● Goal: Make an exact copy of the data below, leaving out every picture.

● Recorded information:
------------------------------------

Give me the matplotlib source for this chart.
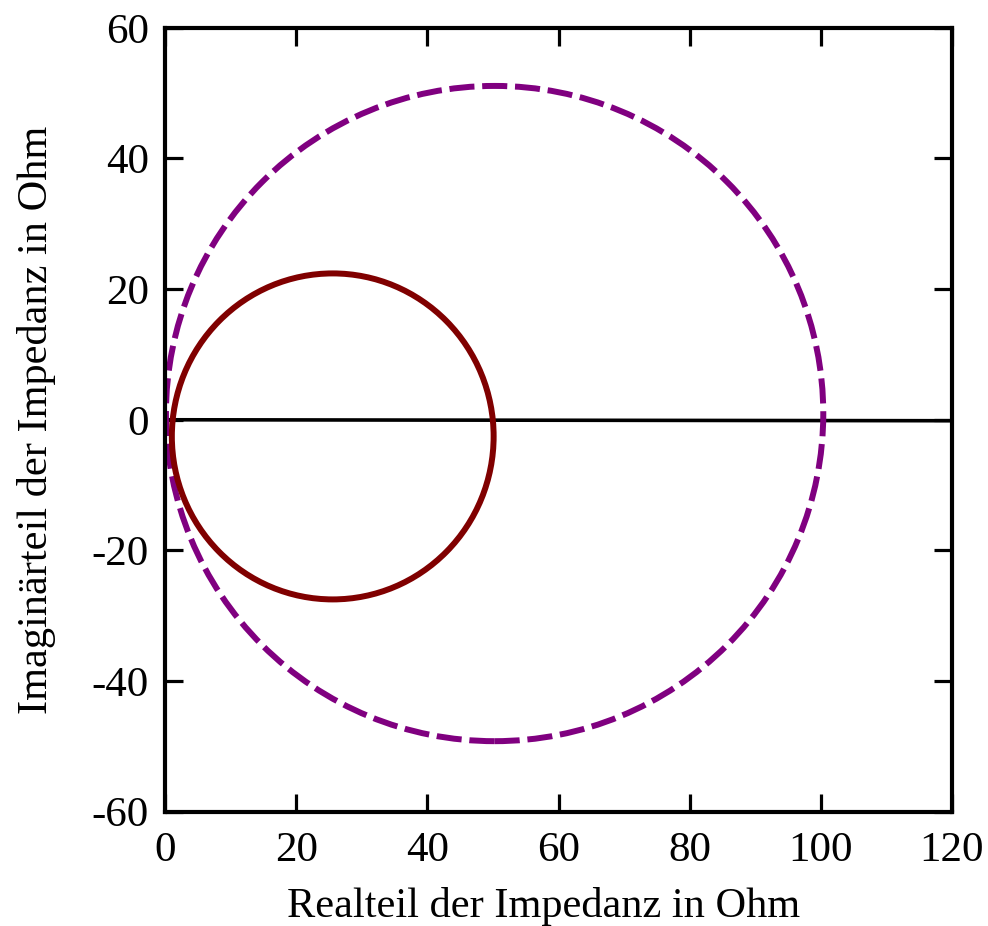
import matplotlib
matplotlib.use("Agg")
import matplotlib.pyplot as plt
from matplotlib.patches import Ellipse

plt.rcParams['font.family'] = ['Liberation Serif', 'DejaVu Serif']

# extents of the two impedance loci (Ohm)
# [left, right, bottom, top]
solid_ext = [1.0, 50.1, -27.5, 22.4]
dashed_ext = [0.1, 100.4, -49.2, 51.1]

# zero line
zero_x = [0, 120]
zero_y = [0, -0.15]

x_ticks = [0, 20, 40, 60, 80, 100, 120]
y_ticks = [-60, -40, -20, 0, 20, 40, 60]


def ellipse_from(ext, **kw):
    cx = (ext[0] + ext[1]) / 2
    cy = (ext[2] + ext[3]) / 2
    return Ellipse((cx, cy), ext[1] - ext[0], ext[3] - ext[2], fill=False, **kw)


fig = plt.figure(figsize=(9.88, 9.26), dpi=100)
ax = fig.add_axes([0.1673, 0.1234, 0.7960, 0.8466])

ax.plot(zero_x, zero_y, color='black', lw=2.6, zorder=1)
ax.add_patch(ellipse_from(dashed_ext, edgecolor='#800080', lw=4.3,
                          linestyle=(0, (4.2, 1.3)), zorder=2))
ax.add_patch(ellipse_from(solid_ext, edgecolor='#800000', lw=4.3, zorder=3))

ax.set_xlim(0, 120)
ax.set_ylim(-60, 60)
ax.set_xticks(x_ticks)
ax.set_yticks(y_ticks)
ax.set_xticklabels([str(v) for v in x_ticks])
ax.set_yticklabels([str(v) for v in y_ticks])
ax.tick_params(direction='in', length=13, width=2.3, labelsize=31,
               top=True, right=True)
ax.tick_params(axis='x', pad=14)
ax.tick_params(axis='y', pad=12)
for s in ax.spines.values():
    s.set_linewidth(3)

ax.set_xlabel('Realteil der Impedanz in Ohm', fontsize=30.5)
ax.set_ylabel('Imaginärteil der Impedanz in Ohm', fontsize=30.5)
ax.xaxis.set_label_coords(0.481, -0.096)
ax.yaxis.set_label_coords(-0.139, 0.5)

fig.savefig('out.png', dpi=100)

------------------------------------

● Right answer:
Give me the matplotlib source for this chart.
import matplotlib
matplotlib.use("Agg")
import matplotlib.pyplot as plt
from matplotlib.patches import Ellipse

plt.rcParams['font.family'] = ['Liberation Serif', 'DejaVu Serif']

# extents of the two impedance loci (Ohm)
# [left, right, bottom, top]
solid_ext = [1.0, 50.1, -27.5, 22.4]
dashed_ext = [0.1, 100.4, -49.2, 51.1]

# zero line
zero_x = [0, 120]
zero_y = [0, -0.15]

x_ticks = [0, 20, 40, 60, 80, 100, 120]
y_ticks = [-60, -40, -20, 0, 20, 40, 60]


def ellipse_from(ext, **kw):
    cx = (ext[0] + ext[1]) / 2
    cy = (ext[2] + ext[3]) / 2
    return Ellipse((cx, cy), ext[1] - ext[0], ext[3] - ext[2], fill=False, **kw)


fig = plt.figure(figsize=(9.88, 9.26), dpi=100)
ax = fig.add_axes([0.1673, 0.1234, 0.7960, 0.8466])

ax.plot(zero_x, zero_y, color='black', lw=2.6, zorder=1)
ax.add_patch(ellipse_from(dashed_ext, edgecolor='#800080', lw=4.3,
                          linestyle=(0, (4.2, 1.3)), zorder=2))
ax.add_patch(ellipse_from(solid_ext, edgecolor='#800000', lw=4.3, zorder=3))

ax.set_xlim(0, 120)
ax.set_ylim(-60, 60)
ax.set_xticks(x_ticks)
ax.set_yticks(y_ticks)
ax.set_xticklabels([str(v) for v in x_ticks])
ax.set_yticklabels([str(v) for v in y_ticks])
ax.tick_params(direction='in', length=13, width=2.3, labelsize=31,
               top=True, right=True)
ax.tick_params(axis='x', pad=14)
ax.tick_params(axis='y', pad=12)
for s in ax.spines.values():
    s.set_linewidth(3)

ax.set_xlabel('Realteil der Impedanz in Ohm', fontsize=30.5)
ax.set_ylabel('Imaginärteil der Impedanz in Ohm', fontsize=30.5)
ax.xaxis.set_label_coords(0.481, -0.096)
ax.yaxis.set_label_coords(-0.139, 0.5)

fig.savefig('out.png', dpi=100)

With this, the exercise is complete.